Repeat each line of the material below exactly as it appears, minus any pictures.

(Plotting code records)
####
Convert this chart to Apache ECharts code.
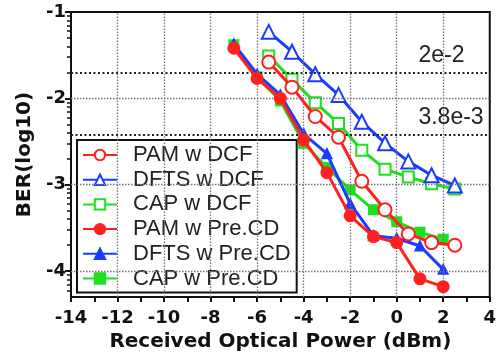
<!DOCTYPE html>
<html>
<head>
<meta charset="utf-8">
<script src="https://cdn.jsdelivr.net/npm/echarts@6/dist/echarts.min.js"></script>
<style>
html,body{margin:0;padding:0;background:#fff;}
#chart{width:499px;height:358px;}
</style>
</head>
<body>
<div id="chart"></div>
<script>
// ---- data ----
const seriesNames = ['PAM w DCF','DFTS w DCF','CAP w DCF','PAM w Pre.CD','DFTS w Pre.CD','CAP w Pre.CD'];
const xDCF = [-5.5,-4.5,-3.5,-2.5,-1.5,-0.5,0.5,1.5,2.5];
const pamDCF = [-1.58,-1.87,-2.21,-2.45,-2.96,-3.29,-3.57,-3.67,-3.70];
const dftsDCF = [-1.23,-1.46,-1.72,-1.96,-2.27,-2.52,-2.73,-2.89,-3.01];
const capDCF = [-1.51,-1.78,-2.05,-2.29,-2.60,-2.82,-2.91,-2.99,-3.05];
const xPre = [-7,-6,-5,-4,-3,-2,-1,0,1,2];
const pamPre = [-1.42,-1.77,-2.00,-2.48,-2.86,-3.36,-3.60,-3.67,-4.09,-4.18];
const dftsPre = [-1.37,-1.72,-1.96,-2.41,-2.64,-3.22,-3.59,-3.62,-3.71,-3.98];
const capPre = [-1.38,-1.75,-2.03,-2.52,-2.80,-3.06,-3.29,-3.43,-3.55,-3.63];
const yTickLabels = [-4,-3,-2,-1];
const minorMultipliers = [2,3,4,5,6,7,8,9];
const minorDecades = [-2,-3,-4,-5];
const thresholds = [{label:'2e-2', ber:0.02},{label:'3.8e-3', ber:0.0038}];
const hGrid = [-2,-3,-4];
const vGrid = [-12,-10,-8,-6,-4,-2,0,2];

const RED='#ff2020', BLUE='#1a3cff', GREEN='#1ee01e';
const yMin=-4.3, yMax=-1;
const minorTicks=[];
minorDecades.forEach(d=>minorMultipliers.forEach(m=>{const v=d+Math.log10(m); if(v>=yMin&&v<=yMax) minorTicks.push(v);}));

function pairs(xs, ys){ return xs.map((x,i)=>[x,ys[i]]); }
function mk(name, xs, ys, color, symbol, size, z){
  return {name, type:'line', data:pairs(xs,ys), symbol, symbolSize:size, z,
    lineStyle:{color, width:3}, itemStyle:{color, borderColor:color, borderWidth:2}, emphasis:{disabled:true}, animation:false};
}
const series=[
  mk('CAP w DCF', xDCF, capDCF, GREEN, 'emptyRect', 11, 3),
  mk('DFTS w DCF', xDCF, dftsDCF, BLUE, 'emptyTriangle', 14, 4),
  mk('PAM w DCF', xDCF, pamDCF, RED, 'emptyCircle', 13, 5),
  mk('CAP w Pre.CD', xPre, capPre, GREEN, 'rect', 9, 3),
  mk('DFTS w Pre.CD', xPre, dftsPre, BLUE, 'triangle', 9, 4),
  mk('PAM w Pre.CD', xPre, pamPre, RED, 'circle', 11, 5)
];
const gridStyle = {color:'#777', width:1.3, type:[1.5,1.5]};
// reference lines & annotations
series.push({type:'line', data:[], silent:true, animation:false, z:1,
  markLine:{symbol:'none', silent:true, animation:false, label:{show:false},
    data: hGrid.map(v=>({yAxis:v, lineStyle:gridStyle}))
      .concat(vGrid.map(v=>({xAxis:v, lineStyle:gridStyle})))
      .concat(thresholds.map(t=>({yAxis:Math.log10(t.ber), lineStyle:{color:'#222', width:2, type:[2,2.5]}})))},
  markPoint:{symbol:'circle', symbolSize:0, silent:true, animation:false,
    data: thresholds.map(t=>({coord:[0.72, Math.log10(t.ber)], value:t.label,
      label:{show:true, formatter:t.label, position:'insideLeft', align:'left', verticalAlign:'bottom', offset:[0,-5],
        fontFamily:'Liberation Sans', fontSize:23, color:'#222'}}))}
});

const chart = echarts.init(document.getElementById('chart'), null, {renderer:'canvas'});
chart.setOption({
  backgroundColor:'#fff',
  animation:false,
  grid:{left:71, right:1, top:12, bottom:61, show:true, borderColor:'#111', borderWidth:2, backgroundColor:'transparent'},
  xAxis:{type:'value', min:-14, max:4, interval:2,
    name:'Received Optical Power (dBm)', nameLocation:'middle', nameGap:32,
    nameTextStyle:{fontFamily:'DejaVu Sans', fontWeight:'bold', fontSize:20, color:'#111'},
    axisLine:{onZero:false, lineStyle:{color:'#111', width:2}},
    axisTick:{show:true, length:5, lineStyle:{color:'#111', width:2}},
    minorTick:{show:true, splitNumber:2, length:5, lineStyle:{color:'#111', width:2}},
    axisLabel:{margin:12, fontFamily:'DejaVu Sans', fontWeight:'bold', fontSize:18, color:'#111',
      formatter:v=>String(v)},
    splitLine:{show:false}
  },
  yAxis:[{type:'value', min:yMin, max:yMax,
    name:'BER(log10)', nameLocation:'middle', nameGap:36,
    nameTextStyle:{fontFamily:'DejaVu Sans', fontWeight:'bold', fontSize:20, color:'#111'},
    axisLine:{show:true, onZero:false, lineStyle:{color:'#111', width:2}},
    axisTick:{show:true, length:6, customValues:yTickLabels, lineStyle:{color:'#111', width:2}},
    axisLabel:{margin:5, customValues:yTickLabels, fontFamily:'DejaVu Sans', fontWeight:'bold', fontSize:18, color:'#111',
      formatter:v=>String(v)},
    splitLine:{show:false}
  },{type:'value', min:yMin, max:yMax, position:'left',
    axisLine:{show:false, onZero:false}, axisLabel:{show:false}, splitLine:{show:false},
    axisTick:{show:true, length:4, customValues:minorTicks, lineStyle:{color:'#111', width:1.5}}
  }],
  legend:{orient:'vertical', left:77, top:140, data:seriesNames, itemWidth:34, itemHeight:13, itemGap:2.7,
    padding:[4,6,3,5], backgroundColor:'#fff', borderColor:'#111', borderWidth:2,
    selectedMode:false,
    textStyle:{fontFamily:'Liberation Sans', fontSize:22, color:'#222', lineHeight:22, padding:[0,0,0,11]}},
  series
});
</script>
</body>
</html>
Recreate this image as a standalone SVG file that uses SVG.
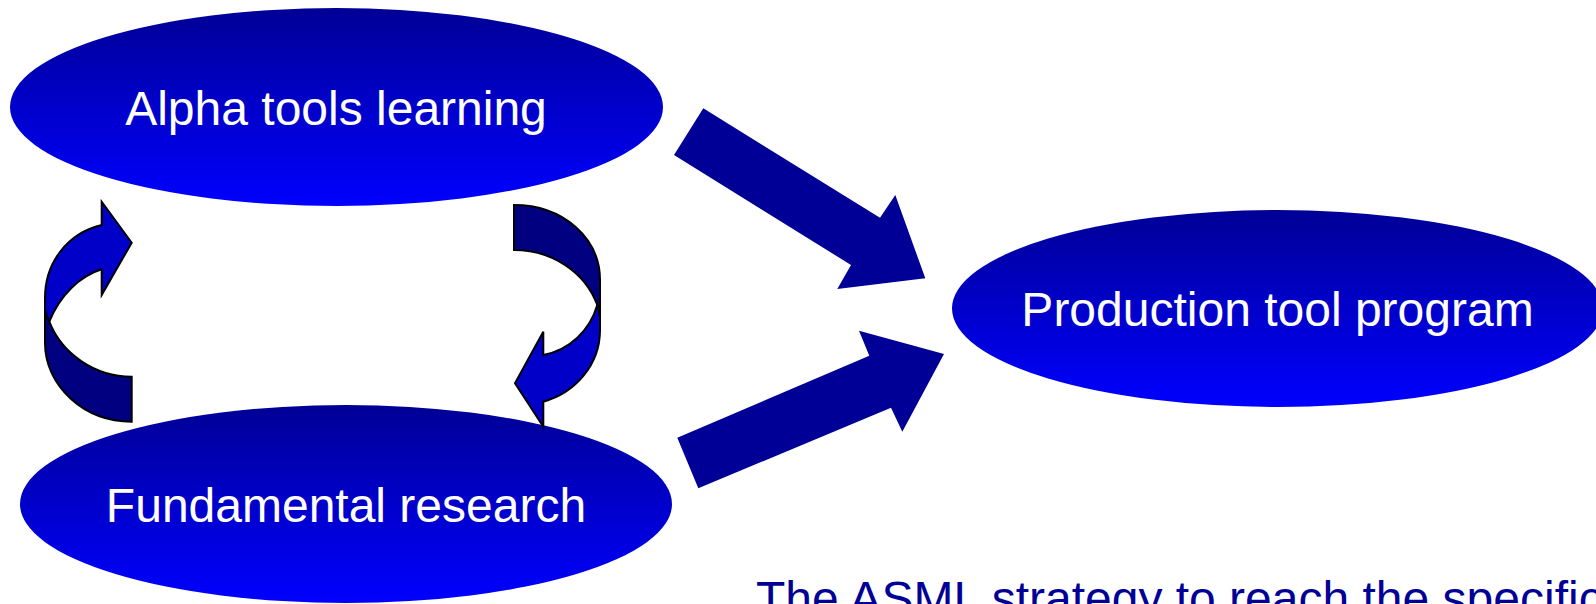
####
• Task result
Convert this chart to Apache ECharts code.
<!DOCTYPE html>
<html>
<head>
<meta charset="utf-8">
<script src="https://cdn.jsdelivr.net/npm/echarts@6/dist/echarts.min.js"></script>
<style>
html,body{margin:0;padding:0;background:#fff;}
#chart{width:499px;height:358px;}
</style>
</head>
<body>
<div id="chart"></div>
<script>
// ---- data ----
const seriesNames = ['PAM w DCF','DFTS w DCF','CAP w DCF','PAM w Pre.CD','DFTS w Pre.CD','CAP w Pre.CD'];
const xDCF = [-5.5,-4.5,-3.5,-2.5,-1.5,-0.5,0.5,1.5,2.5];
const pamDCF = [-1.58,-1.87,-2.21,-2.45,-2.96,-3.29,-3.57,-3.67,-3.70];
const dftsDCF = [-1.23,-1.46,-1.72,-1.96,-2.27,-2.52,-2.73,-2.89,-3.01];
const capDCF = [-1.51,-1.78,-2.05,-2.29,-2.60,-2.82,-2.91,-2.99,-3.05];
const xPre = [-7,-6,-5,-4,-3,-2,-1,0,1,2];
const pamPre = [-1.42,-1.77,-2.00,-2.48,-2.86,-3.36,-3.60,-3.67,-4.09,-4.18];
const dftsPre = [-1.37,-1.72,-1.96,-2.41,-2.64,-3.22,-3.59,-3.62,-3.71,-3.98];
const capPre = [-1.38,-1.75,-2.03,-2.52,-2.80,-3.06,-3.29,-3.43,-3.55,-3.63];
const yTickLabels = [-4,-3,-2,-1];
const minorMultipliers = [2,3,4,5,6,7,8,9];
const minorDecades = [-2,-3,-4,-5];
const thresholds = [{label:'2e-2', ber:0.02},{label:'3.8e-3', ber:0.0038}];
const hGrid = [-2,-3,-4];
const vGrid = [-12,-10,-8,-6,-4,-2,0,2];

const RED='#ff2020', BLUE='#1a3cff', GREEN='#1ee01e';
const yMin=-4.3, yMax=-1;
const minorTicks=[];
minorDecades.forEach(d=>minorMultipliers.forEach(m=>{const v=d+Math.log10(m); if(v>=yMin&&v<=yMax) minorTicks.push(v);}));

function pairs(xs, ys){ return xs.map((x,i)=>[x,ys[i]]); }
function mk(name, xs, ys, color, symbol, size, z){
  return {name, type:'line', data:pairs(xs,ys), symbol, symbolSize:size, z,
    lineStyle:{color, width:3}, itemStyle:{color, borderColor:color, borderWidth:2}, emphasis:{disabled:true}, animation:false};
}
const series=[
  mk('CAP w DCF', xDCF, capDCF, GREEN, 'emptyRect', 11, 3),
  mk('DFTS w DCF', xDCF, dftsDCF, BLUE, 'emptyTriangle', 14, 4),
  mk('PAM w DCF', xDCF, pamDCF, RED, 'emptyCircle', 13, 5),
  mk('CAP w Pre.CD', xPre, capPre, GREEN, 'rect', 9, 3),
  mk('DFTS w Pre.CD', xPre, dftsPre, BLUE, 'triangle', 9, 4),
  mk('PAM w Pre.CD', xPre, pamPre, RED, 'circle', 11, 5)
];
const gridStyle = {color:'#777', width:1.3, type:[1.5,1.5]};
// reference lines & annotations
series.push({type:'line', data:[], silent:true, animation:false, z:1,
  markLine:{symbol:'none', silent:true, animation:false, label:{show:false},
    data: hGrid.map(v=>({yAxis:v, lineStyle:gridStyle}))
      .concat(vGrid.map(v=>({xAxis:v, lineStyle:gridStyle})))
      .concat(thresholds.map(t=>({yAxis:Math.log10(t.ber), lineStyle:{color:'#222', width:2, type:[2,2.5]}})))},
  markPoint:{symbol:'circle', symbolSize:0, silent:true, animation:false,
    data: thresholds.map(t=>({coord:[0.72, Math.log10(t.ber)], value:t.label,
      label:{show:true, formatter:t.label, position:'insideLeft', align:'left', verticalAlign:'bottom', offset:[0,-5],
        fontFamily:'Liberation Sans', fontSize:23, color:'#222'}}))}
});

const chart = echarts.init(document.getElementById('chart'), null, {renderer:'canvas'});
chart.setOption({
  backgroundColor:'#fff',
  animation:false,
  grid:{left:71, right:1, top:12, bottom:61, show:true, borderColor:'#111', borderWidth:2, backgroundColor:'transparent'},
  xAxis:{type:'value', min:-14, max:4, interval:2,
    name:'Received Optical Power (dBm)', nameLocation:'middle', nameGap:32,
    nameTextStyle:{fontFamily:'DejaVu Sans', fontWeight:'bold', fontSize:20, color:'#111'},
    axisLine:{onZero:false, lineStyle:{color:'#111', width:2}},
    axisTick:{show:true, length:5, lineStyle:{color:'#111', width:2}},
    minorTick:{show:true, splitNumber:2, length:5, lineStyle:{color:'#111', width:2}},
    axisLabel:{margin:12, fontFamily:'DejaVu Sans', fontWeight:'bold', fontSize:18, color:'#111',
      formatter:v=>String(v)},
    splitLine:{show:false}
  },
  yAxis:[{type:'value', min:yMin, max:yMax,
    name:'BER(log10)', nameLocation:'middle', nameGap:36,
    nameTextStyle:{fontFamily:'DejaVu Sans', fontWeight:'bold', fontSize:20, color:'#111'},
    axisLine:{show:true, onZero:false, lineStyle:{color:'#111', width:2}},
    axisTick:{show:true, length:6, customValues:yTickLabels, lineStyle:{color:'#111', width:2}},
    axisLabel:{margin:5, customValues:yTickLabels, fontFamily:'DejaVu Sans', fontWeight:'bold', fontSize:18, color:'#111',
      formatter:v=>String(v)},
    splitLine:{show:false}
  },{type:'value', min:yMin, max:yMax, position:'left',
    axisLine:{show:false, onZero:false}, axisLabel:{show:false}, splitLine:{show:false},
    axisTick:{show:true, length:4, customValues:minorTicks, lineStyle:{color:'#111', width:1.5}}
  }],
  legend:{orient:'vertical', left:77, top:140, data:seriesNames, itemWidth:34, itemHeight:13, itemGap:2.7,
    padding:[4,6,3,5], backgroundColor:'#fff', borderColor:'#111', borderWidth:2,
    selectedMode:false,
    textStyle:{fontFamily:'Liberation Sans', fontSize:22, color:'#222', lineHeight:22, padding:[0,0,0,11]}},
  series
});
</script>
</body>
</html>
Recreate this image as a standalone SVG file that uses SVG.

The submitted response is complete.